**GOAL**
Transcribe every line exactly. Leave the pictures behind.

**DATASET EXTRACT**
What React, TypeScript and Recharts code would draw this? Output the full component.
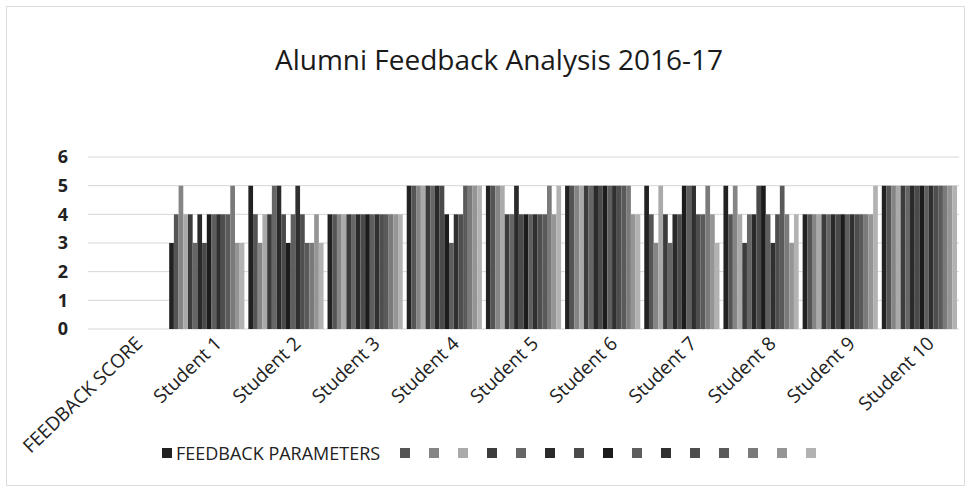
import { BarChart, Bar, XAxis, YAxis, CartesianGrid } from 'recharts';

const categories = [
  'FEEDBACK SCORE',
  'Student 1',
  'Student 2',
  'Student 3',
  'Student 4',
  'Student 5',
  'Student 6',
  'Student 7',
  'Student 8',
  'Student 9',
  'Student 10',
];

// one entry per feedback parameter; only the first one has a name
const seriesNames = [
  'FEEDBACK PARAMETERS',
  '', '', '', '', '', '', '', '', '', '', '', '', '', '', '',
];

const seriesColors = [
  '#222222', '#555555', '#858585', '#aaaaaa', '#3c3c3c', '#666666', '#2a2a2a', '#4a4a4a',
  '#1c1c1c', '#5e5e5e', '#303030', '#4e4e4e', '#5a5a5a', '#7a7a7a', '#959595', '#b2b2b2',
];

const student1 = [3, 4, 5, 4, 4, 3, 4, 3, 4, 4, 4, 4, 4, 5, 3, 3];
const student2 = [5, 4, 3, 4, 4, 5, 5, 4, 3, 4, 5, 4, 3, 3, 4, 3];
const student3 = [4, 4, 4, 4, 4, 4, 4, 4, 4, 4, 4, 4, 4, 4, 4, 4];
const student4 = [5, 5, 5, 5, 5, 5, 5, 5, 4, 3, 4, 4, 5, 5, 5, 5];
const student5 = [5, 5, 5, 5, 4, 4, 5, 4, 4, 4, 4, 4, 4, 5, 4, 5];
const student6 = [5, 5, 5, 5, 5, 5, 5, 5, 5, 5, 5, 5, 5, 5, 4, 4];
const student7 = [5, 4, 3, 5, 4, 3, 4, 4, 5, 5, 5, 4, 4, 5, 4, 3];
const student8 = [5, 4, 5, 4, 3, 4, 4, 5, 5, 4, 3, 4, 5, 4, 3, 4];
const student9 = [4, 4, 4, 4, 4, 4, 4, 4, 4, 4, 4, 4, 4, 4, 4, 5];
const student10 = [5, 5, 5, 5, 5, 5, 5, 5, 5, 5, 5, 5, 5, 5, 5, 5];

const studentScores = [
  student1, student2, student3, student4, student5,
  student6, student7, student8, student9, student10,
];

const yTicks = [0, 1, 2, 3, 4, 5, 6];

const data = categories.map((name, i) => {
  const row: Record<string, string | number | null> = { name };
  seriesNames.forEach((_, j) => {
    row['p' + j] = i === 0 ? null : studentScores[i - 1][j];
  });
  return row;
});

const CategoryTick = (props: any) => {
  const { x, y, payload } = props;
  return (
    <g transform={`translate(${x + 16},${y + 8})`}>
      <text
        textAnchor="end"
        transform="rotate(-44)"
        fontSize={19}
        fill="#222"
        fontFamily="'Open Sans', sans-serif"
      >
        {payload.value}
      </text>
    </g>
  );
};

export default function App() {
  return (
    <div
      style={{
        position: 'absolute',
        left: 0,
        top: 0,
        width: 971,
        height: 492,
        background: '#fff',
        fontFamily: "'Open Sans', sans-serif",
      }}
    >
      <div
        style={{
          position: 'absolute',
          left: 6,
          top: 6,
          width: 957,
          height: 478,
          border: '1px solid #dcdcdc',
        }}
      />
      <div
        style={{
          position: 'absolute',
          left: 0,
          width: 998,
          top: 40,
          textAlign: 'center',
          fontSize: 28,
          color: '#1a1a1a',
        }}
      >
        Alumni Feedback Analysis 2016-17
      </div>
      <BarChart
        width={971}
        height={492}
        data={data}
        margin={{ top: 157, right: 12, left: 0, bottom: 33 }}
        barCategoryGap="6%"
        barGap={0}
        barSize={4.7}
      >
        <CartesianGrid vertical={false} stroke="#d6d6d6" />
        <XAxis
          dataKey="name"
          interval={0}
          height={130}
          axisLine={false}
          tickLine={false}
          tick={<CategoryTick />}
        />
        <YAxis
          domain={[0, 6]}
          ticks={yTicks}
          width={88}
          axisLine={false}
          tickLine={false}
          tickMargin={14}
          tick={{ fill: '#222', fontSize: 18, fontWeight: 700 }}
        />
        {seriesNames.map((n, j) => (
          <Bar
            key={j}
            dataKey={'p' + j}
            name={n || 'p' + j}
            fill={seriesColors[j]}
            isAnimationActive={false}
          />
        ))}
      </BarChart>
      <div
        style={{
          position: 'absolute',
          left: 162,
          top: 441,
          display: 'flex',
          alignItems: 'center',
          fontSize: 18,
          color: '#222',
        }}
      >
        {seriesNames.map((n, j) => (
          <div
            key={j}
            style={{ display: 'flex', alignItems: 'center', marginRight: n ? 20 : 19 }}
          >
            <span
              style={{
                display: 'inline-block',
                width: 10,
                height: 10,
                background: seriesColors[j],
                marginRight: n ? 4 : 0,
              }}
            />
            {n && <span>{n}</span>}
          </div>
        ))}
      </div>
    </div>
  );
}
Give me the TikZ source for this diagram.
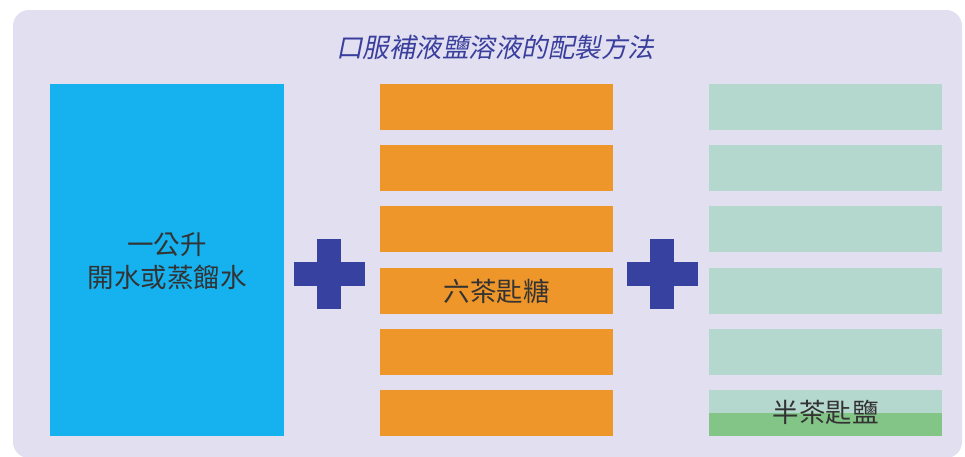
\documentclass[tikz,border=0pt]{standalone}
\usepackage{fontspec}
\setmainfont{Noto Sans CJK TC}
\newfontfamily\cjk{Noto Sans CJK TC}
\newfontfamily\cjkslant{Noto Sans CJK TC}[FakeSlant=0.2]
\definecolor{bgpanel}{HTML}{E1DFF0}
\definecolor{waterblue}{HTML}{15B2EF}
\definecolor{sugarorange}{HTML}{EE9629}
\definecolor{saltlight}{HTML}{B5D8CE}
\definecolor{saltgreen}{HTML}{83C487}
\definecolor{plusblue}{HTML}{3641A0}
\definecolor{titleblue}{HTML}{3A3F9E}
\definecolor{txtgray}{HTML}{333333}
\tikzset{
  barbox/.style={fill=#1, draw=none},
  lbl/.style={font=\cjk\fontsize{26.5}{33}\selectfont, text=txtgray, align=center, inner sep=0pt},
  plusarm/.style={fill=plusblue, draw=none}
}
\begin{document}
\begin{tikzpicture}[x=1pt,y=-1pt]
\useasboundingbox (0,0) rectangle (965,456);
\fill[bgpanel, rounded corners=16pt] (13,10) rectangle (962,458);
\node[font=\cjkslant\fontsize{26.5}{30}\selectfont, text=titleblue, inner sep=0pt] (title) at (495,47) {口服補液鹽溶液的配製方法};
% water
\fill[waterblue] (50,84) rectangle (284,436);
\node[lbl] (water) at (167,261) {一公升\\開水或蒸餾水};
% sugar bars
\foreach \i in {0,...,5}{
  \fill[sugarorange] (380,{84+61.2*\i}) rectangle (613,{130+61.2*\i});
}
\node[lbl] (sugar) at (496.5,291) {六茶匙糖};
% salt bars
\foreach \i in {0,...,4}{
  \fill[saltlight] (709,{84+61.2*\i}) rectangle (942,{130+61.2*\i});
}
\fill[saltlight] (709,390) rectangle (942,413);
\fill[saltgreen] (709,413) rectangle (942,436);
\node[lbl] (salt) at (825.5,412) {半茶匙鹽};
% plus signs
\foreach \cx in {329,662}{
  \fill[plusarm] ({\cx-35.5},262) rectangle ({\cx+35.5},286);
  \fill[plusarm] ({\cx-12},239) rectangle ({\cx+12},309);
}
\end{tikzpicture}
\end{document}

**ANSWER**
What React, TypeScript and Recharts code would draw this? Output the full component.
import { BarChart, Bar, XAxis, YAxis, CartesianGrid } from 'recharts';

const categories = [
  'FEEDBACK SCORE',
  'Student 1',
  'Student 2',
  'Student 3',
  'Student 4',
  'Student 5',
  'Student 6',
  'Student 7',
  'Student 8',
  'Student 9',
  'Student 10',
];

// one entry per feedback parameter; only the first one has a name
const seriesNames = [
  'FEEDBACK PARAMETERS',
  '', '', '', '', '', '', '', '', '', '', '', '', '', '', '',
];

const seriesColors = [
  '#222222', '#555555', '#858585', '#aaaaaa', '#3c3c3c', '#666666', '#2a2a2a', '#4a4a4a',
  '#1c1c1c', '#5e5e5e', '#303030', '#4e4e4e', '#5a5a5a', '#7a7a7a', '#959595', '#b2b2b2',
];

const student1 = [3, 4, 5, 4, 4, 3, 4, 3, 4, 4, 4, 4, 4, 5, 3, 3];
const student2 = [5, 4, 3, 4, 4, 5, 5, 4, 3, 4, 5, 4, 3, 3, 4, 3];
const student3 = [4, 4, 4, 4, 4, 4, 4, 4, 4, 4, 4, 4, 4, 4, 4, 4];
const student4 = [5, 5, 5, 5, 5, 5, 5, 5, 4, 3, 4, 4, 5, 5, 5, 5];
const student5 = [5, 5, 5, 5, 4, 4, 5, 4, 4, 4, 4, 4, 4, 5, 4, 5];
const student6 = [5, 5, 5, 5, 5, 5, 5, 5, 5, 5, 5, 5, 5, 5, 4, 4];
const student7 = [5, 4, 3, 5, 4, 3, 4, 4, 5, 5, 5, 4, 4, 5, 4, 3];
const student8 = [5, 4, 5, 4, 3, 4, 4, 5, 5, 4, 3, 4, 5, 4, 3, 4];
const student9 = [4, 4, 4, 4, 4, 4, 4, 4, 4, 4, 4, 4, 4, 4, 4, 5];
const student10 = [5, 5, 5, 5, 5, 5, 5, 5, 5, 5, 5, 5, 5, 5, 5, 5];

const studentScores = [
  student1, student2, student3, student4, student5,
  student6, student7, student8, student9, student10,
];

const yTicks = [0, 1, 2, 3, 4, 5, 6];

const data = categories.map((name, i) => {
  const row: Record<string, string | number | null> = { name };
  seriesNames.forEach((_, j) => {
    row['p' + j] = i === 0 ? null : studentScores[i - 1][j];
  });
  return row;
});

const CategoryTick = (props: any) => {
  const { x, y, payload } = props;
  return (
    <g transform={`translate(${x + 16},${y + 8})`}>
      <text
        textAnchor="end"
        transform="rotate(-44)"
        fontSize={19}
        fill="#222"
        fontFamily="'Open Sans', sans-serif"
      >
        {payload.value}
      </text>
    </g>
  );
};

export default function App() {
  return (
    <div
      style={{
        position: 'absolute',
        left: 0,
        top: 0,
        width: 971,
        height: 492,
        background: '#fff',
        fontFamily: "'Open Sans', sans-serif",
      }}
    >
      <div
        style={{
          position: 'absolute',
          left: 6,
          top: 6,
          width: 957,
          height: 478,
          border: '1px solid #dcdcdc',
        }}
      />
      <div
        style={{
          position: 'absolute',
          left: 0,
          width: 998,
          top: 40,
          textAlign: 'center',
          fontSize: 28,
          color: '#1a1a1a',
        }}
      >
        Alumni Feedback Analysis 2016-17
      </div>
      <BarChart
        width={971}
        height={492}
        data={data}
        margin={{ top: 157, right: 12, left: 0, bottom: 33 }}
        barCategoryGap="6%"
        barGap={0}
        barSize={4.7}
      >
        <CartesianGrid vertical={false} stroke="#d6d6d6" />
        <XAxis
          dataKey="name"
          interval={0}
          height={130}
          axisLine={false}
          tickLine={false}
          tick={<CategoryTick />}
        />
        <YAxis
          domain={[0, 6]}
          ticks={yTicks}
          width={88}
          axisLine={false}
          tickLine={false}
          tickMargin={14}
          tick={{ fill: '#222', fontSize: 18, fontWeight: 700 }}
        />
        {seriesNames.map((n, j) => (
          <Bar
            key={j}
            dataKey={'p' + j}
            name={n || 'p' + j}
            fill={seriesColors[j]}
            isAnimationActive={false}
          />
        ))}
      </BarChart>
      <div
        style={{
          position: 'absolute',
          left: 162,
          top: 441,
          display: 'flex',
          alignItems: 'center',
          fontSize: 18,
          color: '#222',
        }}
      >
        {seriesNames.map((n, j) => (
          <div
            key={j}
            style={{ display: 'flex', alignItems: 'center', marginRight: n ? 20 : 19 }}
          >
            <span
              style={{
                display: 'inline-block',
                width: 10,
                height: 10,
                background: seriesColors[j],
                marginRight: n ? 4 : 0,
              }}
            />
            {n && <span>{n}</span>}
          </div>
        ))}
      </div>
    </div>
  );
}
Give me the TikZ source for this diagram.
\documentclass[tikz,border=0pt]{standalone}
\usepackage{fontspec}
\setmainfont{Noto Sans CJK TC}
\newfontfamily\cjk{Noto Sans CJK TC}
\newfontfamily\cjkslant{Noto Sans CJK TC}[FakeSlant=0.2]
\definecolor{bgpanel}{HTML}{E1DFF0}
\definecolor{waterblue}{HTML}{15B2EF}
\definecolor{sugarorange}{HTML}{EE9629}
\definecolor{saltlight}{HTML}{B5D8CE}
\definecolor{saltgreen}{HTML}{83C487}
\definecolor{plusblue}{HTML}{3641A0}
\definecolor{titleblue}{HTML}{3A3F9E}
\definecolor{txtgray}{HTML}{333333}
\tikzset{
  barbox/.style={fill=#1, draw=none},
  lbl/.style={font=\cjk\fontsize{26.5}{33}\selectfont, text=txtgray, align=center, inner sep=0pt},
  plusarm/.style={fill=plusblue, draw=none}
}
\begin{document}
\begin{tikzpicture}[x=1pt,y=-1pt]
\useasboundingbox (0,0) rectangle (965,456);
\fill[bgpanel, rounded corners=16pt] (13,10) rectangle (962,458);
\node[font=\cjkslant\fontsize{26.5}{30}\selectfont, text=titleblue, inner sep=0pt] (title) at (495,47) {口服補液鹽溶液的配製方法};
% water
\fill[waterblue] (50,84) rectangle (284,436);
\node[lbl] (water) at (167,261) {一公升\\開水或蒸餾水};
% sugar bars
\foreach \i in {0,...,5}{
  \fill[sugarorange] (380,{84+61.2*\i}) rectangle (613,{130+61.2*\i});
}
\node[lbl] (sugar) at (496.5,291) {六茶匙糖};
% salt bars
\foreach \i in {0,...,4}{
  \fill[saltlight] (709,{84+61.2*\i}) rectangle (942,{130+61.2*\i});
}
\fill[saltlight] (709,390) rectangle (942,413);
\fill[saltgreen] (709,413) rectangle (942,436);
\node[lbl] (salt) at (825.5,412) {半茶匙鹽};
% plus signs
\foreach \cx in {329,662}{
  \fill[plusarm] ({\cx-35.5},262) rectangle ({\cx+35.5},286);
  \fill[plusarm] ({\cx-12},239) rectangle ({\cx+12},309);
}
\end{tikzpicture}
\end{document}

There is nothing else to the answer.